──────── RECORDS SUPPLIED ────────

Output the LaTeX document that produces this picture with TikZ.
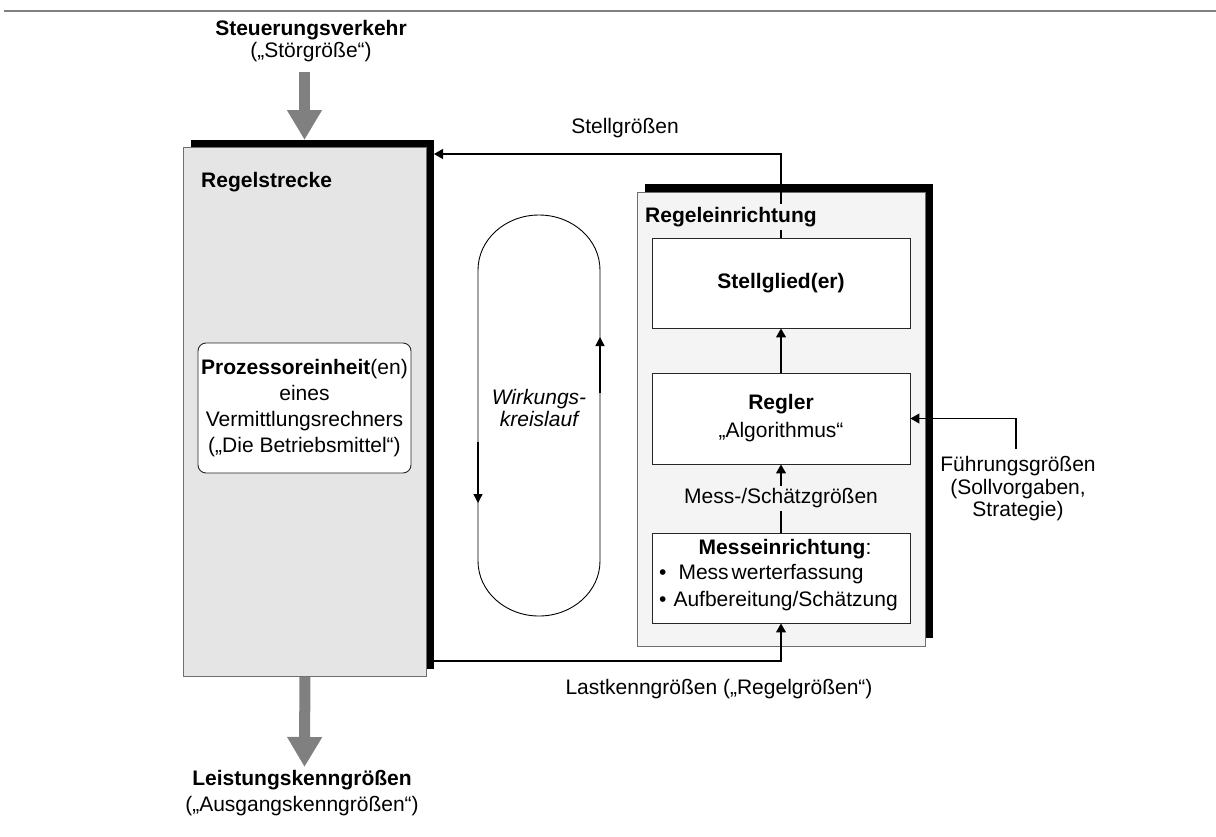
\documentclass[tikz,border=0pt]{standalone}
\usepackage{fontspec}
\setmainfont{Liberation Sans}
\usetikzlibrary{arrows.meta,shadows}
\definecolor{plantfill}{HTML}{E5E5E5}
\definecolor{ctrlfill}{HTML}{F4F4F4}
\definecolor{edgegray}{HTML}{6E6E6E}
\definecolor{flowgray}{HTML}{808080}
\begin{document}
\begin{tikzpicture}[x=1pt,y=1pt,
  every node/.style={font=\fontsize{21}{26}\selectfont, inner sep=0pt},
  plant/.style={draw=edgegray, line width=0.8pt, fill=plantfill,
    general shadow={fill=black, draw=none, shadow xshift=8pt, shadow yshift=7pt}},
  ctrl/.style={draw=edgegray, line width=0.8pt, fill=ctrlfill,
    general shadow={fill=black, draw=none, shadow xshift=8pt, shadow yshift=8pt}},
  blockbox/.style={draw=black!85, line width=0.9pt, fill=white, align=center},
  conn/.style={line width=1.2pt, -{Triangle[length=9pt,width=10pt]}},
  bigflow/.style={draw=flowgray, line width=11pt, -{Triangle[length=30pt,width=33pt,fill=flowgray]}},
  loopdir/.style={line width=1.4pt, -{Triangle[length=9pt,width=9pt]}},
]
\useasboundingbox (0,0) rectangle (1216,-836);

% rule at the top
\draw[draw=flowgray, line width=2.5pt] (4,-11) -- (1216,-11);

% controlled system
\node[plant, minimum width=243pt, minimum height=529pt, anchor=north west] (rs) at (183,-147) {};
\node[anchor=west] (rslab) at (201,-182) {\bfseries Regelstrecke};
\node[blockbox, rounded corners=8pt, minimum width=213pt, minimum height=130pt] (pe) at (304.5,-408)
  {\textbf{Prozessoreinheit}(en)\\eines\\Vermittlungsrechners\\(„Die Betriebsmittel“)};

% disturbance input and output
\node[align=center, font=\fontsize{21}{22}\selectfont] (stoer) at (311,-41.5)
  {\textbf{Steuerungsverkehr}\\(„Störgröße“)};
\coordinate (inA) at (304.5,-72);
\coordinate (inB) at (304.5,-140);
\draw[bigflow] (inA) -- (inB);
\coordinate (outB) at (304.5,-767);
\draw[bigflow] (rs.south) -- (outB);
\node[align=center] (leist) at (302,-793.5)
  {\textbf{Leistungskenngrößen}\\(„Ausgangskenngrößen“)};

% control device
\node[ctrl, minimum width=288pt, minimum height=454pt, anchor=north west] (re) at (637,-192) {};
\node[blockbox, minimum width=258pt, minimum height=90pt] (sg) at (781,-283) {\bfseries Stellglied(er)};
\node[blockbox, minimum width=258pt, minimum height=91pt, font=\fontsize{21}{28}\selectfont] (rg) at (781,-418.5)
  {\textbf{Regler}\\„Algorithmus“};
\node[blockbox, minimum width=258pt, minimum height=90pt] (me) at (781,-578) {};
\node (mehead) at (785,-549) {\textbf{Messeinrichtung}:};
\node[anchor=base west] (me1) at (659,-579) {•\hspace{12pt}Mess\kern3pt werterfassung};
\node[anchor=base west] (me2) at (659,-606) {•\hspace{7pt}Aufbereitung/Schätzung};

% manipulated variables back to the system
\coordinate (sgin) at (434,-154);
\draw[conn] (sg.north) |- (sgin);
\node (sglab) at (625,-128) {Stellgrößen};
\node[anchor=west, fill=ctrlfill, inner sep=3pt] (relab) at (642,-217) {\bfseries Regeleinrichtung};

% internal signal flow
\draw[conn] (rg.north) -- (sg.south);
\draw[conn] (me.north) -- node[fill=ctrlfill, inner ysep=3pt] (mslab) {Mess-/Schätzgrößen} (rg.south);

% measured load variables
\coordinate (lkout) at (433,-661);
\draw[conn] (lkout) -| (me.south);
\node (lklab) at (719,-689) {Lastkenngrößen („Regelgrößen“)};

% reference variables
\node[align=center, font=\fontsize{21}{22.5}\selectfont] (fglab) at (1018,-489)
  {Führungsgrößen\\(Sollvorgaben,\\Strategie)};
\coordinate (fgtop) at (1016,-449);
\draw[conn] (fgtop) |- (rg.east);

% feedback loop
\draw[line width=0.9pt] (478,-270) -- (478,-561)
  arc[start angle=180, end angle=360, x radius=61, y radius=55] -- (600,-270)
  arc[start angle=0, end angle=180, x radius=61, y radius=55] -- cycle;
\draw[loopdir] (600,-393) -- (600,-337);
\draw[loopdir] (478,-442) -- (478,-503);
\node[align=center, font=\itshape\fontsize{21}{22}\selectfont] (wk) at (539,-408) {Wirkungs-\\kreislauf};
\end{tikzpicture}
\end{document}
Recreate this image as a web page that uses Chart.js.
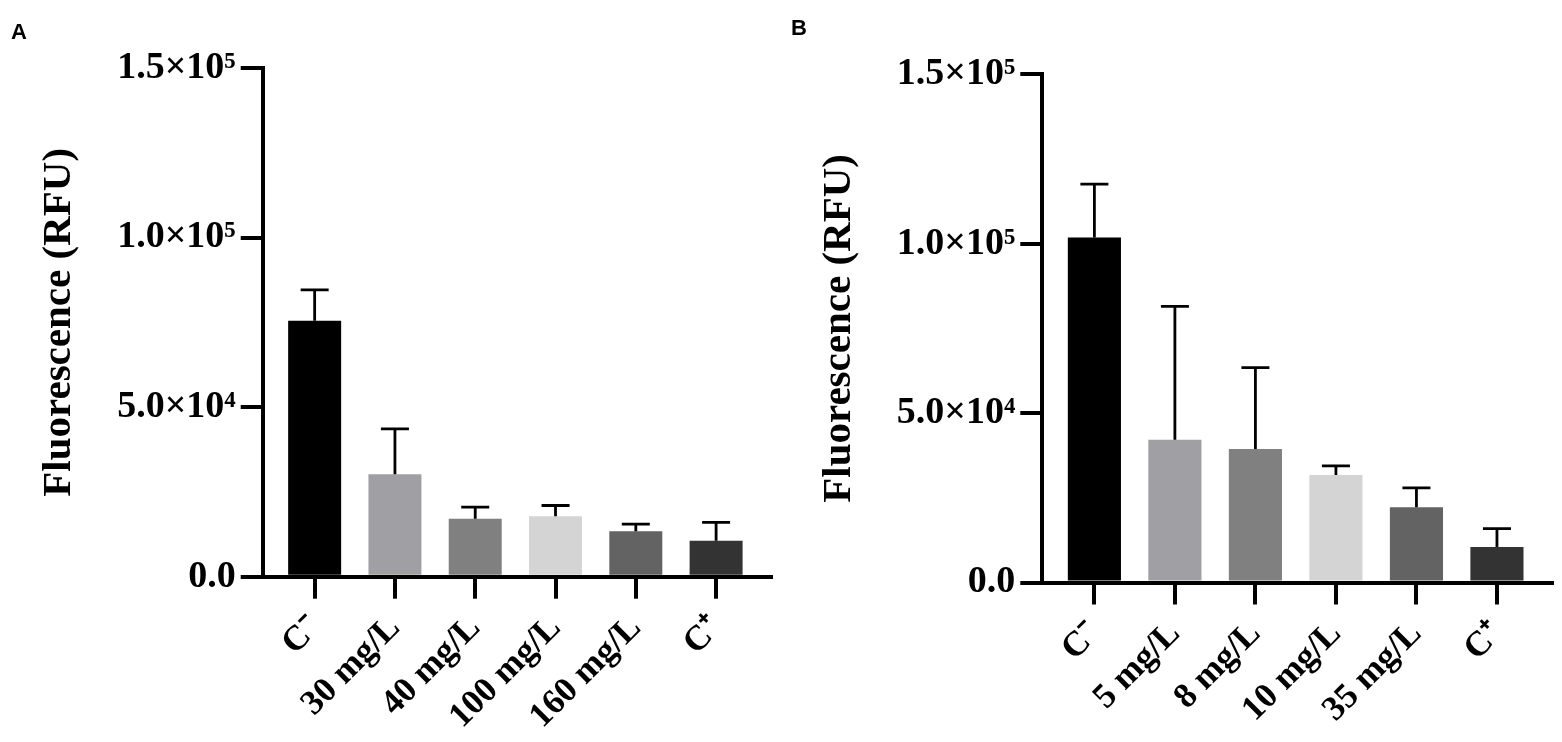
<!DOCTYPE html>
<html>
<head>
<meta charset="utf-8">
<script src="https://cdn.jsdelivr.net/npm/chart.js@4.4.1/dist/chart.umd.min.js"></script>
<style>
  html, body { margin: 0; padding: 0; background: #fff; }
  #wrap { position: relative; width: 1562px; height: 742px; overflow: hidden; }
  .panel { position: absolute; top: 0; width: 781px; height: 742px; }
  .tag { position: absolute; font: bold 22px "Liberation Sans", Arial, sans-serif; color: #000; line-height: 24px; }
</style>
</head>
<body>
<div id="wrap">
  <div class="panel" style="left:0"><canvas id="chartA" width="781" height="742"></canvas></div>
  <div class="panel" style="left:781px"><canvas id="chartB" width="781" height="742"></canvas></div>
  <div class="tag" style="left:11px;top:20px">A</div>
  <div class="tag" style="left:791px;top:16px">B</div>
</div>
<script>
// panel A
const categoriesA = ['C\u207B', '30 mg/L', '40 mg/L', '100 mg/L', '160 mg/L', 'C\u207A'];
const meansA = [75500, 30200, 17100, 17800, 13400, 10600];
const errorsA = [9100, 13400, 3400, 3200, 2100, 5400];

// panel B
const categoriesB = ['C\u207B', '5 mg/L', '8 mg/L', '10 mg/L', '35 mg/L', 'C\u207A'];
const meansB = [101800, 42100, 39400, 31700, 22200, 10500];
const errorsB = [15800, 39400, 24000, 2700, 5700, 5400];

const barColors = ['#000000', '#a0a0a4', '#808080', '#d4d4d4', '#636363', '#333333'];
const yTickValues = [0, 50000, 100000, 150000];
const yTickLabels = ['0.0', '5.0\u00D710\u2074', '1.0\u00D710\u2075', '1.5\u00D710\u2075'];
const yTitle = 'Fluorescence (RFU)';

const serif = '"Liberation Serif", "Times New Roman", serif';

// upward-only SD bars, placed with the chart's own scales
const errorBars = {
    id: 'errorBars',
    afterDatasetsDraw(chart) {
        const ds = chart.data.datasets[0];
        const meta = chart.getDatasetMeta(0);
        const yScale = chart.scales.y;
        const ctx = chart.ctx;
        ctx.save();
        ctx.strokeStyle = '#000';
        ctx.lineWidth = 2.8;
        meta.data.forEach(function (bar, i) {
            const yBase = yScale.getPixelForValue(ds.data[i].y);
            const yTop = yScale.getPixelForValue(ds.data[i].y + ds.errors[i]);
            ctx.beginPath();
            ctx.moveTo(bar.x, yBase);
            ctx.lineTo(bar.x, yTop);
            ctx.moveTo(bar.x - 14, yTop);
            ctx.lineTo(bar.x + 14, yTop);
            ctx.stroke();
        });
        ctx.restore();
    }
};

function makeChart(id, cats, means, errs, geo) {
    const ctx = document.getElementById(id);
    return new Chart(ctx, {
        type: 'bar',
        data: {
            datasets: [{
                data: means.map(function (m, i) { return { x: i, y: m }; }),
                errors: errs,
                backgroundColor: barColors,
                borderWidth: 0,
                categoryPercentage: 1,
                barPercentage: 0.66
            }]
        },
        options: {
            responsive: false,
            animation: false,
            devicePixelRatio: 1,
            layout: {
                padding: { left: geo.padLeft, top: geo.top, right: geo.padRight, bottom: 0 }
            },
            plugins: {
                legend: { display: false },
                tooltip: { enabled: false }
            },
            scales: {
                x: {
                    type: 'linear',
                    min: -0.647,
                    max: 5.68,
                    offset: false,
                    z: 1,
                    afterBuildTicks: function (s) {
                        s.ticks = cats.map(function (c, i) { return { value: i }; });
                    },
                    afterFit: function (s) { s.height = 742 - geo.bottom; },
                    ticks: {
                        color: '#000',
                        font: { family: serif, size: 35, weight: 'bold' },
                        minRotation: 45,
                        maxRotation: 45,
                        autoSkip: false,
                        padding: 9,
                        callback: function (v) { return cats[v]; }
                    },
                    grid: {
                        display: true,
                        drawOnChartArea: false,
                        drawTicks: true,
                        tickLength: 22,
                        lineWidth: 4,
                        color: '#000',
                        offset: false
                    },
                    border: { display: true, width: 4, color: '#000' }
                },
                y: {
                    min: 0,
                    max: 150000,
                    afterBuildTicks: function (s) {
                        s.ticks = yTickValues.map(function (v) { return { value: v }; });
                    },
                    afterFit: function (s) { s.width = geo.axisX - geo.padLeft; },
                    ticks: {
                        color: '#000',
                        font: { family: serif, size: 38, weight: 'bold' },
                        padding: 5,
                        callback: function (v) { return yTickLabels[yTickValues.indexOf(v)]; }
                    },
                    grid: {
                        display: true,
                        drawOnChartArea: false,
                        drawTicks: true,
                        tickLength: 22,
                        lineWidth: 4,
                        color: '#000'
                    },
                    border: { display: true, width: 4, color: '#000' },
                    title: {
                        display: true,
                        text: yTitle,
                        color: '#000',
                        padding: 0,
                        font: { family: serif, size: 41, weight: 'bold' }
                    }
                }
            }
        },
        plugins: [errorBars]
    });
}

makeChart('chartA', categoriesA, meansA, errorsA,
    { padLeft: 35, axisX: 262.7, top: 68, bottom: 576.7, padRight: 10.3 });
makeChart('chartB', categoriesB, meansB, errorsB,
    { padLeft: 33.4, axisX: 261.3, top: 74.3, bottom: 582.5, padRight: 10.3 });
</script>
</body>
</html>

────────

Copy out every line in the listing where the word "that" appears.

Output the LaTeX document that produces this picture with TikZ.
Recreate this image as a web page that uses Chart.js.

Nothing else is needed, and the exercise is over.